If approved by the CCAA court, the SISP will be administered by BioSteel with the assistance of Greenhill & Co. Canada and under the oversight of the monitor, KSV Restructuring.
In May 2023, Canopy said it uncovered “material misstatements” related to sales of its BioSteel business unit that were incorrectly accounted for.
The company said it initiated an internal review, under the oversight of the Audit Committee, and identified misstatements, primarily overstatements, related to the sports-beverage company’s sales.
Canopy restated its financial statements as a result of the review.
“All individuals implicated in the revenue misstatements are no longer involved with BioSteel – other than certain individuals in their capacities as minority shareholders – and an independent director was later added to the board of directors of each of the BioSteel Entities,” the court documents said.
Canopy said in August that BioSteel continued to be the subject of an investigation by the U.S. Securities and Exchange Commission.
The Ontario Securities Commission (OSC), the regulatory agency that administers and enforces securities rules, is conducting an “informal inquiry.”
No updates on those inquiries were shared.

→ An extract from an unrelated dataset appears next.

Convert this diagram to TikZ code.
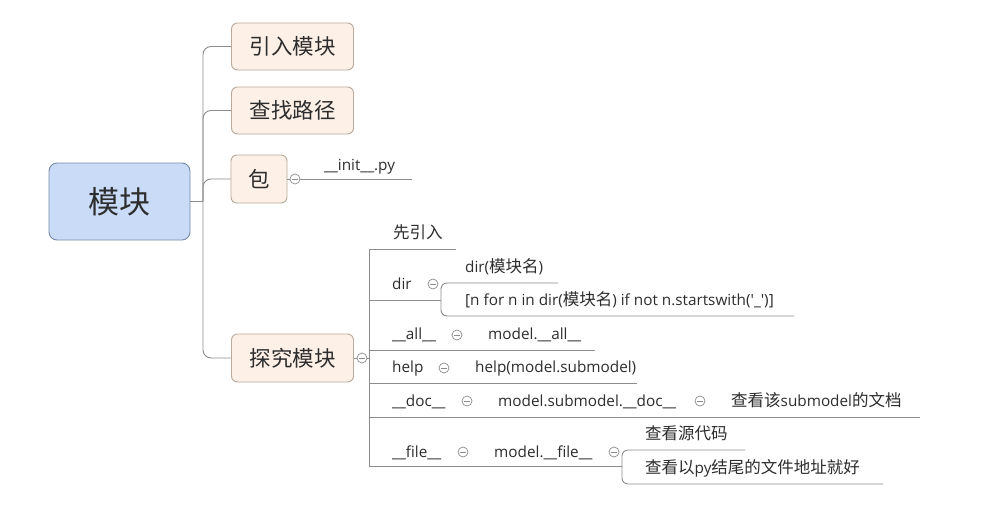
\documentclass[tikz,border=0pt]{standalone}
\usepackage{fontspec}
\newfontfamily\latin{Open Sans}
\newfontfamily\cjk{Noto Sans CJK SC}
\newcommand{\zh}[1]{{\cjk\fontsize{16.5}{18}\selectfont #1}}
\definecolor{linec}{RGB}{140,140,140}
\definecolor{textc}{RGB}{45,45,45}
\definecolor{rootfill}{RGB}{201,219,247}
\definecolor{rootdraw}{RGB}{120,138,165}
\definecolor{boxfill}{RGB}{253,241,231}
\definecolor{boxdraw}{RGB}{185,170,155}
\tikzset{
  conn/.style={draw=linec, line width=0.9pt},
  rootbox/.style={draw=rootdraw, fill=rootfill, rounded corners=8pt, line width=0.9pt,
    minimum width=141pt, minimum height=77pt, inner sep=0pt, text=textc,
    font=\cjk\fontsize{31}{34}\selectfont},
  topicbox/.style={draw=boxdraw, fill=boxfill, rounded corners=6pt, line width=0.9pt,
    minimum width=122pt, minimum height=47pt, inner sep=0pt, text=textc,
    font=\cjk\fontsize{21.5}{24}\selectfont},
  leaf/.style={anchor=base west, inner sep=0pt, text=textc,
    font=\latin\fontsize{15.3}{17}\selectfont},
  minus/.style={circle, draw=linec, fill=white, line width=0.7pt, minimum size=10pt, inner sep=0pt,
    path picture={\draw[linec, line width=0.7pt]
      ([xshift=-2.6pt]path picture bounding box.center) -- ([xshift=2.6pt]path picture bounding box.center);}}
}
\begin{document}
\begin{tikzpicture}[x=1pt,y=-1pt]
\fill[white] (0,0) rectangle (1007,517);
\useasboundingbox (0,0) rectangle (1007,517);

% root and main topics
\node[rootbox] (root) at (119.5,201.5) {模块};
\node[topicbox] (c1) at (292.5,46.5) {引入模块};
\node[topicbox] (c2) at (292.5,110.5) {查找路径};
\node[topicbox, minimum width=56pt, minimum height=48pt] (c3) at (259,179) {包};
\node[topicbox, minimum height=48pt] (c4) at (292.5,358) {探究模块};

\coordinate (rj) at (203,201.5);
\draw[conn] (root.east) -- (rj);
\foreach \c in {c1,c2,c3,c4}
  \draw[conn, rounded corners=8pt] (rj) |- (\c.west);

% package
\node[minus] (m0) at (295,179) {};
\draw[conn] (c3.east) -- (m0.west);
\coordinate (p0) at (412,179);
\draw[conn] (m0.east) -- (p0);
\node[leaf] (init) at (324,170) {\_\_init\_\_.py};

% explore module
\node[minus] (m1) at (362,358) {};
\draw[conn] (c4.east) -- (m1.west);
\coordinate (tt) at (369,249);
\coordinate (tb) at (369,466);
\coordinate (tm) at (369,358);
\draw[conn] (m1.east) -- (tm);
\coordinate (e1) at (456,249);
\coordinate (fj) at (622,466);
\draw[conn] (e1) -- (tt) -- (tb) -- (fj);

% leaf underlines
\coordinate (dirl) at (369,300);  \coordinate (dirj) at (441,300);
\coordinate (alll) at (369,350);  \coordinate (allr) at (595,350);
\coordinate (hlpl) at (369,383);  \coordinate (hlpr) at (637,383);
\coordinate (docl) at (369,417);  \coordinate (docr) at (920,417);
\draw[conn] (dirl) -- (dirj);
\draw[conn] (alll) -- (allr);
\draw[conn] (hlpl) -- (hlpr);
\draw[conn] (docl) -- (docr);

% dir children
\coordinate (d1r) at (558,283);
\coordinate (d1c) at (441,283);
\coordinate (d2c) at (441,316);
\coordinate (d2r) at (794,316);
\draw[conn, rounded corners=6pt] (d1r) -- (d1c) -- (d2c) -- (d2r);

% file children
\coordinate (f1r) at (745,450);
\coordinate (f1c) at (622,450);
\coordinate (f2c) at (622,484);
\coordinate (f2r) at (883,484);
\draw[conn, rounded corners=6pt] (f1r) -- (f1c) -- (f2c) -- (f2r);

% texts
\node[leaf] (t1) at (393,238) {\zh{先引入}};
\node[leaf] (tdir) at (392,289) {dir};
\node[minus] (mdir) at (433,284) {};
\node[leaf] (tdir1) at (465,272) {dir(\zh{模块名})};
\node[leaf] (tdir2) at (465,305) {[n for n in dir(\zh{模块名}) if not n.startswith('\_')]};

\node[leaf] (tall) at (392,339) {\_\_all\_\_};
\node[minus] (mall) at (457,335) {};
\node[leaf] (tall1) at (488,339) {model.\_\_all\_\_};

\node[leaf] (thelp) at (392,372) {help};
\node[minus] (mhelp) at (444,368) {};
\node[leaf] (thelp1) at (475,372) {help(model.submodel)};

\node[leaf] (tdoc) at (392,406) {\_\_doc\_\_};
\node[minus] (mdoc) at (467,401) {};
\node[leaf] (tdoc1) at (498,406) {model.submodel.\_\_doc\_\_};
\node[minus] (mdoc1) at (700,401) {};
\node[leaf] (tdoc2) at (731,406) {\zh{查看该}submodel\zh{的文档}};

\node[leaf] (tfile) at (392,457) {\_\_file\_\_};
\node[minus] (mfile) at (463,452) {};
\node[leaf] (tfile1) at (494,457) {model.\_\_file\_\_};
\node[minus] (mfile1) at (614,452) {};
\node[leaf] (tfile2) at (645,439) {\zh{查看源代码}};
\node[leaf] (tfile3) at (645,473) {\zh{查看以}py\zh{结尾的文件地址就好}};
\end{tikzpicture}
\end{document}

In the court documents, Canopy did disclose that the sales process for BioSteel stalled earlier this year because of concerns identified regarding its financial reporting.
“The decision to seek creditor protection was made after careful evaluation of BioSteel’s financial situation and all available alternatives following consultation with its legal and financial advisors and a determination that a court supervised sale process is in the best interests of BioSteel and its stakeholders,” Canopy said in its release.
The initial order provides for a stay of proceedings in favor of BioSteel and its two American affiliates, BioSteel Sports Nutrition USA and BioSteel Manufacturing.
BioSteel’s board of directors will remain in place, the release noted.
BioSteel plans to fund the CCAA process from cash on hand and does not expect to require additional financing during the sale process.